**PROBLEM TO SOLVE**:
Repeat the listing that follows, character for character, minus the pictures.

+++

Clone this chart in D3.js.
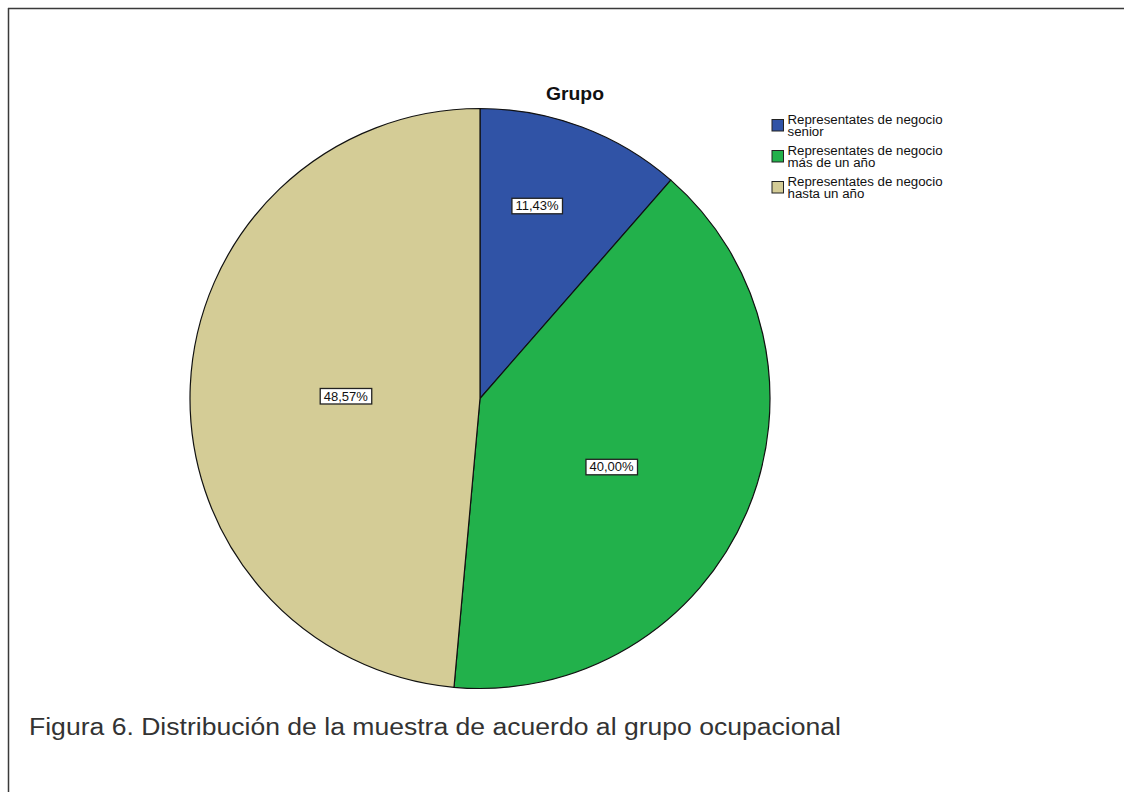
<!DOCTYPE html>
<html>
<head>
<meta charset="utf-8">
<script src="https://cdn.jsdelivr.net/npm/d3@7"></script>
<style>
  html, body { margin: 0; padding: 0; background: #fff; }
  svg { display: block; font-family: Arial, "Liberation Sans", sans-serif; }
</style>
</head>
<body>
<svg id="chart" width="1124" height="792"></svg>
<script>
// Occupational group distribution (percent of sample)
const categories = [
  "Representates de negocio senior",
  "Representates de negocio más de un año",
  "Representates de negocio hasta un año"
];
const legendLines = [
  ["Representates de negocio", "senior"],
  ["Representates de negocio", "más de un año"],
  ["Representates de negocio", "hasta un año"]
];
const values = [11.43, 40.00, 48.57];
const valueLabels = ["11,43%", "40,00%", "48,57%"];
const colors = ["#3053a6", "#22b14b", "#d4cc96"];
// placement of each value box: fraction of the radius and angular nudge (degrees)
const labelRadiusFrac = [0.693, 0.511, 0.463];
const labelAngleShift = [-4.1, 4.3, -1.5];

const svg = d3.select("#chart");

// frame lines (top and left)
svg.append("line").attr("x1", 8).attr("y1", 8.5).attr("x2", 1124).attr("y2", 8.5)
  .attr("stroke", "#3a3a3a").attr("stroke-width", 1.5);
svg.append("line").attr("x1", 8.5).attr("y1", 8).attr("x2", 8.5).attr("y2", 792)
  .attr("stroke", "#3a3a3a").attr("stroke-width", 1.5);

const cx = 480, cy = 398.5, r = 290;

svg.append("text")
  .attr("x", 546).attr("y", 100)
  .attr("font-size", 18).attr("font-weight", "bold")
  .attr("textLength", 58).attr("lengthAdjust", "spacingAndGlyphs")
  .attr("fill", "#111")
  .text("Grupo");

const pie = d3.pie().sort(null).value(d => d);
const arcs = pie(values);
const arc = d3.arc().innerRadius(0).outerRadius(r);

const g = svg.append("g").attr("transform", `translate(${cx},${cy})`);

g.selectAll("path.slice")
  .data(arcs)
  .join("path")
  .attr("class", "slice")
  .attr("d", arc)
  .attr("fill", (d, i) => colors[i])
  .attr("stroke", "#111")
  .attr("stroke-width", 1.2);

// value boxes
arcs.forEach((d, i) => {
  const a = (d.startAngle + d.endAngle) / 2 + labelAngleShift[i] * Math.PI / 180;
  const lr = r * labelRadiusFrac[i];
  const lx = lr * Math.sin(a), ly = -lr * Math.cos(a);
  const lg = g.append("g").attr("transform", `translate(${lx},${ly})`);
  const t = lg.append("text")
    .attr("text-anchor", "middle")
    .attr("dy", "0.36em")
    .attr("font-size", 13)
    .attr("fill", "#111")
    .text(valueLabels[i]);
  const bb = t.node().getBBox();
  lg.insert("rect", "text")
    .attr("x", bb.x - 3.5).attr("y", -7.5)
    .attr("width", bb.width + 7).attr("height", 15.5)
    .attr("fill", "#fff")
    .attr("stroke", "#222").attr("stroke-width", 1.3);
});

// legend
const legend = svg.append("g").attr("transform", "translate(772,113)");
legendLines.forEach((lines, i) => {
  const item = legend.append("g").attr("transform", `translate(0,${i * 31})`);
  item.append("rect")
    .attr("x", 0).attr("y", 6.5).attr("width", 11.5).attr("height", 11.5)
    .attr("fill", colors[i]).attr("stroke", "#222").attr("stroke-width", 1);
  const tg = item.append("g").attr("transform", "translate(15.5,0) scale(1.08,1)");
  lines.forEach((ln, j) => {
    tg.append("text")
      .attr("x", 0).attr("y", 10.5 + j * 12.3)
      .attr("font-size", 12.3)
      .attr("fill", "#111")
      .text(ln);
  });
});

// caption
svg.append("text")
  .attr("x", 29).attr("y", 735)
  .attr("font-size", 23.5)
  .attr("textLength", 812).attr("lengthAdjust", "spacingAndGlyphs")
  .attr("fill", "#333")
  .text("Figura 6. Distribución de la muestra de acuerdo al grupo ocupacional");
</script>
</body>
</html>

+++

**WRITTEN RESPONSE**:
Clone this chart in D3.js.
<!DOCTYPE html>
<html>
<head>
<meta charset="utf-8">
<script src="https://cdn.jsdelivr.net/npm/d3@7"></script>
<style>
  html, body { margin: 0; padding: 0; background: #fff; }
  svg { display: block; font-family: Arial, "Liberation Sans", sans-serif; }
</style>
</head>
<body>
<svg id="chart" width="1124" height="792"></svg>
<script>
// Occupational group distribution (percent of sample)
const categories = [
  "Representates de negocio senior",
  "Representates de negocio más de un año",
  "Representates de negocio hasta un año"
];
const legendLines = [
  ["Representates de negocio", "senior"],
  ["Representates de negocio", "más de un año"],
  ["Representates de negocio", "hasta un año"]
];
const values = [11.43, 40.00, 48.57];
const valueLabels = ["11,43%", "40,00%", "48,57%"];
const colors = ["#3053a6", "#22b14b", "#d4cc96"];
// placement of each value box: fraction of the radius and angular nudge (degrees)
const labelRadiusFrac = [0.693, 0.511, 0.463];
const labelAngleShift = [-4.1, 4.3, -1.5];

const svg = d3.select("#chart");

// frame lines (top and left)
svg.append("line").attr("x1", 8).attr("y1", 8.5).attr("x2", 1124).attr("y2", 8.5)
  .attr("stroke", "#3a3a3a").attr("stroke-width", 1.5);
svg.append("line").attr("x1", 8.5).attr("y1", 8).attr("x2", 8.5).attr("y2", 792)
  .attr("stroke", "#3a3a3a").attr("stroke-width", 1.5);

const cx = 480, cy = 398.5, r = 290;

svg.append("text")
  .attr("x", 546).attr("y", 100)
  .attr("font-size", 18).attr("font-weight", "bold")
  .attr("textLength", 58).attr("lengthAdjust", "spacingAndGlyphs")
  .attr("fill", "#111")
  .text("Grupo");

const pie = d3.pie().sort(null).value(d => d);
const arcs = pie(values);
const arc = d3.arc().innerRadius(0).outerRadius(r);

const g = svg.append("g").attr("transform", `translate(${cx},${cy})`);

g.selectAll("path.slice")
  .data(arcs)
  .join("path")
  .attr("class", "slice")
  .attr("d", arc)
  .attr("fill", (d, i) => colors[i])
  .attr("stroke", "#111")
  .attr("stroke-width", 1.2);

// value boxes
arcs.forEach((d, i) => {
  const a = (d.startAngle + d.endAngle) / 2 + labelAngleShift[i] * Math.PI / 180;
  const lr = r * labelRadiusFrac[i];
  const lx = lr * Math.sin(a), ly = -lr * Math.cos(a);
  const lg = g.append("g").attr("transform", `translate(${lx},${ly})`);
  const t = lg.append("text")
    .attr("text-anchor", "middle")
    .attr("dy", "0.36em")
    .attr("font-size", 13)
    .attr("fill", "#111")
    .text(valueLabels[i]);
  const bb = t.node().getBBox();
  lg.insert("rect", "text")
    .attr("x", bb.x - 3.5).attr("y", -7.5)
    .attr("width", bb.width + 7).attr("height", 15.5)
    .attr("fill", "#fff")
    .attr("stroke", "#222").attr("stroke-width", 1.3);
});

// legend
const legend = svg.append("g").attr("transform", "translate(772,113)");
legendLines.forEach((lines, i) => {
  const item = legend.append("g").attr("transform", `translate(0,${i * 31})`);
  item.append("rect")
    .attr("x", 0).attr("y", 6.5).attr("width", 11.5).attr("height", 11.5)
    .attr("fill", colors[i]).attr("stroke", "#222").attr("stroke-width", 1);
  const tg = item.append("g").attr("transform", "translate(15.5,0) scale(1.08,1)");
  lines.forEach((ln, j) => {
    tg.append("text")
      .attr("x", 0).attr("y", 10.5 + j * 12.3)
      .attr("font-size", 12.3)
      .attr("fill", "#111")
      .text(ln);
  });
});

// caption
svg.append("text")
  .attr("x", 29).attr("y", 735)
  .attr("font-size", 23.5)
  .attr("textLength", 812).attr("lengthAdjust", "spacingAndGlyphs")
  .attr("fill", "#333")
  .text("Figura 6. Distribución de la muestra de acuerdo al grupo ocupacional");
</script>
</body>
</html>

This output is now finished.